ISU was 18-14 last season and Muller’s four-year (all with the Redbirds) head coaching record of 76 and 58, is solid if not spectacular. His teams are typically hard working, athletic, tall and often surprise more highly rated teams.

We played a little ‘word association’ game with the 40-year-old Muller. I asked him about his former head coach and a man he worked for, Pittsburgh Head Coach Kevin Stallings, ISU play-by-play man Dick Luedke, Wichita State Head Coach Gregg Marshall, Tennessee State Head Coach and former Muller assistant Dana Ford and former teammate Rico Hill.

Listen for how many times he uses the word ‘friend’. You learn a lot about the man coaching the team most likely to challenge Wichita State for this year’s Missouri Valley Conference title.

 

 

The I-74 Rivalry with Bradley is one of the oldest and enduring college basketball rivalries in the nation. Beginning in the 1904-05 season these two MVC teams have met 119 times with Bradley holding the edge with a 63-56 record.

Muller has both played and coached in the ‘War on 74’ and says it is a special event on the Redbird schedule. The two teams have rarely been good at the same time over the last 15 or 20 years, but Muller remembers a different scenario from his playing days.

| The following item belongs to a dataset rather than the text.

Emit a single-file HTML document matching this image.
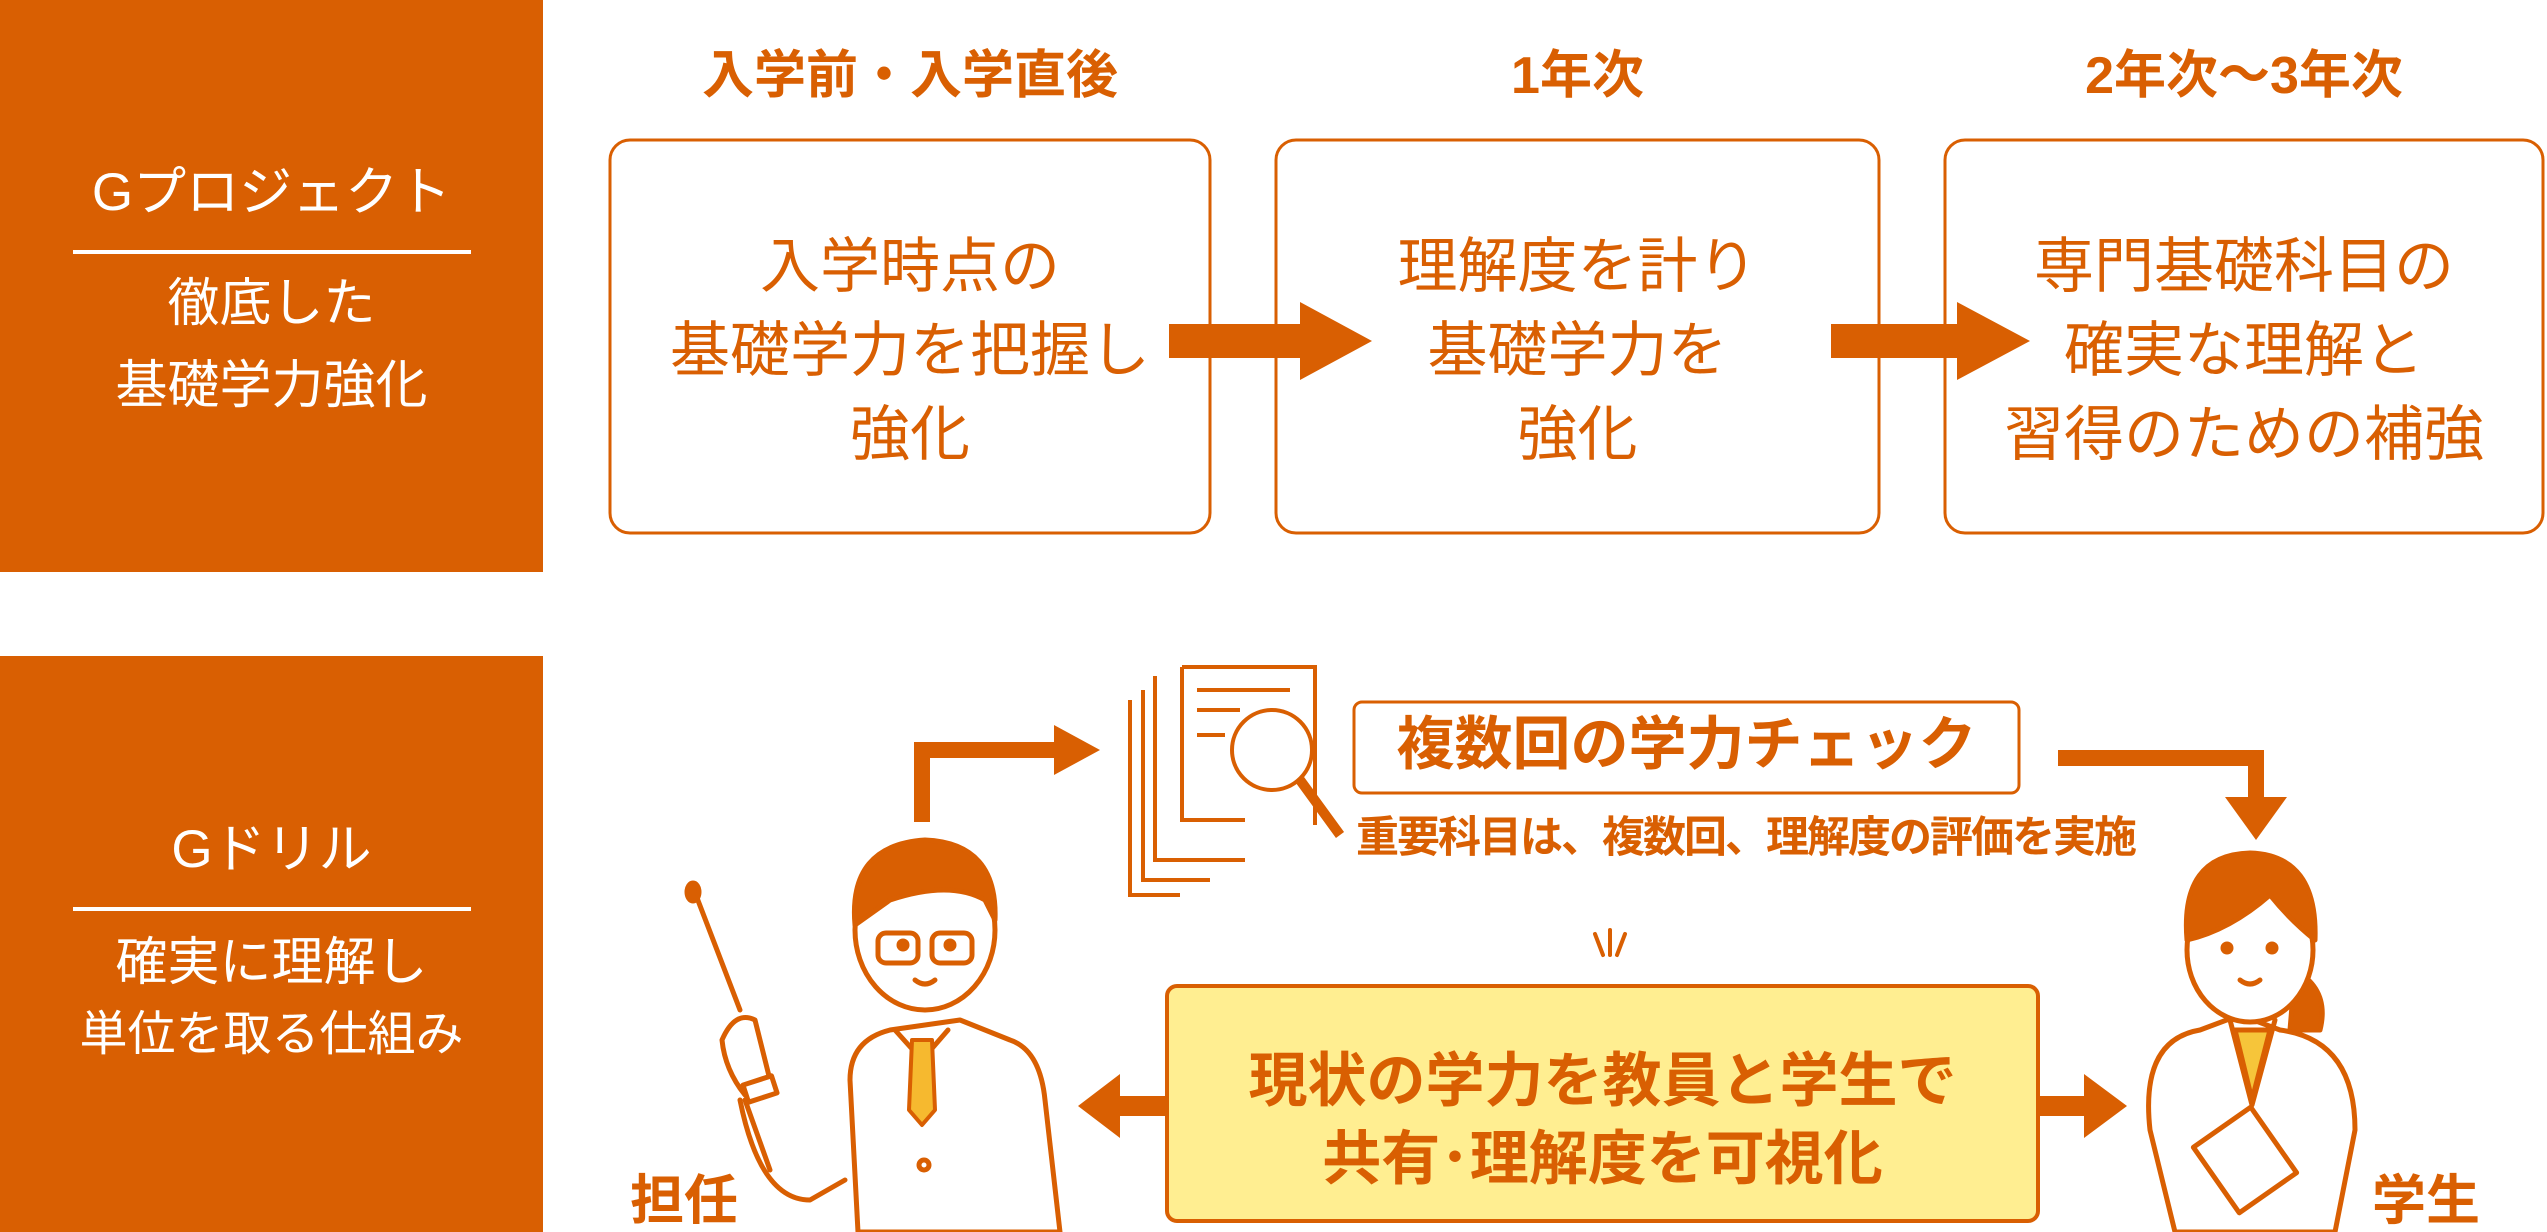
<!DOCTYPE html>
<html><head><meta charset="utf-8"><style>
html,body{margin:0;padding:0;background:#fff}
body{width:2547px;height:1232px;position:relative;overflow:hidden;font-family:"Liberation Sans","Noto Sans CJK JP",sans-serif;color:#D95F02}
.t{position:absolute;white-space:nowrap;text-align:center;line-height:1}
.w{color:#fff}
.b{font-weight:bold}
</style></head><body>
<svg width="2547" height="1232" style="position:absolute;left:0;top:0">
<g fill="#D95F02">
<rect x="0" y="0" width="543" height="572"/>
<rect x="0" y="656" width="543" height="576"/>
</g>
<rect x="73" y="250" width="398" height="4" fill="#fff"/>
<rect x="73" y="907" width="398" height="4" fill="#fff"/>
<g fill="none" stroke="#D95F02" stroke-width="3">
<rect x="610" y="140" width="600" height="393" rx="20"/>
<rect x="1276" y="140" width="603" height="393" rx="20"/>
<rect x="1945" y="140" width="598" height="393" rx="20"/>
<rect x="1354" y="702" width="665" height="91" rx="8"/>
</g>
<rect x="1167" y="986" width="871" height="235" rx="10" fill="#FFEE91" stroke="#D95F02" stroke-width="4"/>
<g fill="#D95F02">
<rect x="1169" y="324" width="133" height="34"/><polygon points="1300,302 1372,341 1300,380"/>
<rect x="1831" y="324" width="128" height="34"/><polygon points="1957,302 2030,341 1957,380"/>
<rect x="914" y="742" width="16" height="80"/><rect x="914" y="742" width="142" height="16"/><polygon points="1054,725 1100,750 1054,775"/>
<rect x="2058" y="750" width="205" height="16"/><rect x="2248" y="750" width="16" height="50"/><polygon points="2225,797 2287,797 2256,840"/>
<rect x="1118" y="1096" width="50" height="20"/><polygon points="1120,1074 1078,1106 1120,1138"/>
<rect x="2036" y="1096" width="50" height="20"/><polygon points="2084,1074 2127,1106 2084,1138"/>
</g>
<g stroke="#D95F02" stroke-width="4" fill="none" stroke-linecap="round">
<line x1="1595" y1="934" x2="1603" y2="955"/><line x1="1610" y1="930" x2="1610" y2="955"/><line x1="1625" y1="934" x2="1617" y2="955"/>
</g>
<g stroke="#D95F02" stroke-width="4" fill="#fff">
<polyline points="1130,700 1130,895 1180,895" fill="none"/>
<path d="M1143,690 V880 H1210" fill="none"/>
<path d="M1155,676 V860 H1245" fill="none"/>
<path d="M1182,667 H1315 V825" fill="none"/>
<path d="M1182,667 V820 H1245" fill="none"/>
<line x1="1197" y1="690" x2="1290" y2="690"/>
<line x1="1197" y1="710" x2="1240" y2="710"/>
<line x1="1197" y1="735" x2="1225" y2="735"/>
<circle cx="1272" cy="750" r="40"/>
<path d="M1300,780 L1340,835" stroke-width="10"/>
</g>
<g stroke="#D95F02" stroke-width="5" fill="#fff" stroke-linejoin="round" stroke-linecap="round">
<line x1="694" y1="890" x2="740" y2="1010"/>
<ellipse cx="693" cy="892" rx="6" ry="9" fill="#D95F02"/>
<path d="M858,1232 L850,1080 Q850,1040 890,1030 L960,1020 L1010,1040 Q1040,1050 1045,1100 L1060,1232 Z"/>
<path d="M740,1100 Q760,1200 810,1200 L845,1180" fill="none"/>
<path d="M745,1100 L770,1170" fill="none"/>
<path d="M722,1040 Q735,1010 755,1020 L770,1080 L745,1095 Q725,1070 722,1040 Z"/>
<rect x="745" y="1080" width="30" height="18" transform="rotate(-18 760 1089)"/>
<path d="M895,1030 L922,1060 L948,1030" fill="none"/>
<polygon points="912,1040 932,1040 935,1110 922,1125 909,1110" fill="#F6B92F" stroke-width="4"/>
<ellipse cx="925" cy="930" rx="70" ry="80"/>
<path d="M855,925 Q848,845 925,840 Q998,843 995,920 L985,900 Q950,880 890,900 Z" fill="#D95F02"/>
<rect x="878" y="933" width="40" height="30" rx="8" fill="none"/>
<rect x="932" y="933" width="40" height="30" rx="8" fill="none"/>
<circle cx="903" cy="945" r="4" fill="#D95F02"/><circle cx="950" cy="945" r="4" fill="#D95F02"/>
<path d="M915,980 Q925,988 935,980" fill="none"/>
<circle cx="924" cy="1165" r="5"/>
</g>
<g stroke="#D95F02" stroke-width="5" fill="#fff" stroke-linejoin="round" stroke-linecap="round">
<path d="M2295,970 Q2330,990 2320,1030 L2290,1030 Z" fill="#D95F02"/>
<path d="M2175,1232 L2150,1130 Q2140,1040 2200,1030 L2240,1015 L2280,1030 Q2355,1040 2355,1130 L2335,1232 Z"/>
<polygon points="2235,1030 2270,1030 2252,1100" fill="#F6C53A"/>
<path d="M2230,1020 L2252,1105 L2275,1020" fill="none"/>
<rect x="2210" y="1120" width="70" height="80" transform="rotate(-35 2245 1160)"/>
<ellipse cx="2250" cy="950" rx="63" ry="72"/>
<path d="M2187,940 Q2180,855 2250,853 Q2318,855 2315,940 Q2290,920 2270,895 Q2230,930 2187,940 Z" fill="#D95F02"/>
<circle cx="2227" cy="948" r="4" fill="#D95F02"/><circle cx="2272" cy="948" r="4" fill="#D95F02"/>
<path d="M2240,980 Q2250,988 2260,980" fill="none"/>
</g>
</svg>
<div class="t w" style="left:0;width:543px;top:166px;font-size:53px">Gプロジェクト</div>
<div class="t w" style="left:0;width:543px;top:278px;font-size:52px">徹底した</div>
<div class="t w" style="left:0;width:543px;top:360px;font-size:52px">基礎学力強化</div>
<div class="t w" style="left:0;width:543px;top:823px;font-size:53px">Gドリル</div>
<div class="t w" style="left:0;width:543px;top:937px;font-size:52px">確実に理解し</div>
<div class="t w" style="left:0;width:543px;top:1011px;font-size:48px">単位を取る仕組み</div>
<div class="t b" style="left:610px;width:600px;top:50px;font-size:52px">入学前・入学直後</div>
<div class="t b" style="left:1276px;width:603px;top:50px;font-size:52px">1年次</div>
<div class="t b" style="left:1945px;width:598px;top:50px;font-size:52px">2年次～3年次</div>
<div class="t" style="left:610px;width:600px;top:225px;font-size:60px;line-height:84px">入学時点の<br>基礎学力を把握し<br>強化</div>
<div class="t" style="left:1276px;width:603px;top:225px;font-size:60px;line-height:84px">理解度を計り<br>基礎学力を<br>強化</div>
<div class="t" style="left:1945px;width:598px;top:225px;font-size:60px;line-height:84px">専門基礎科目の<br>確実な理解と<br>習得のための補強</div>
<div class="t b" style="left:1354px;width:665px;top:716px;font-size:58px">複数回の学力チェック</div>
<div class="t b" style="left:1356px;top:817px;font-size:43px;letter-spacing:-2px">重要科目は、複数回、理解度の評価を実施</div>
<div class="t b" style="left:1167px;width:871px;top:1042px;font-size:59px;line-height:78px">現状の学力を教員と学生で<br>共有･理解度を可視化</div>
<div class="t b" style="left:630px;top:1174px;font-size:54px">担任</div>
<div class="t b" style="left:2372px;top:1174px;font-size:54px">学生</div>
</body></html>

He believes Braves head coach Brian Wardle has Bradley moving in the right direction and sees greater rivalry games ahead.

 

 

Missouri Valley Conference teams seem to be coached by men that genuinely coach for all the right reasons. We have had the opportunity to speak with most of these men in less guarded situations and continually come away from those conversations with the sense of their true commitment to their players, universities and to the things that truly matter.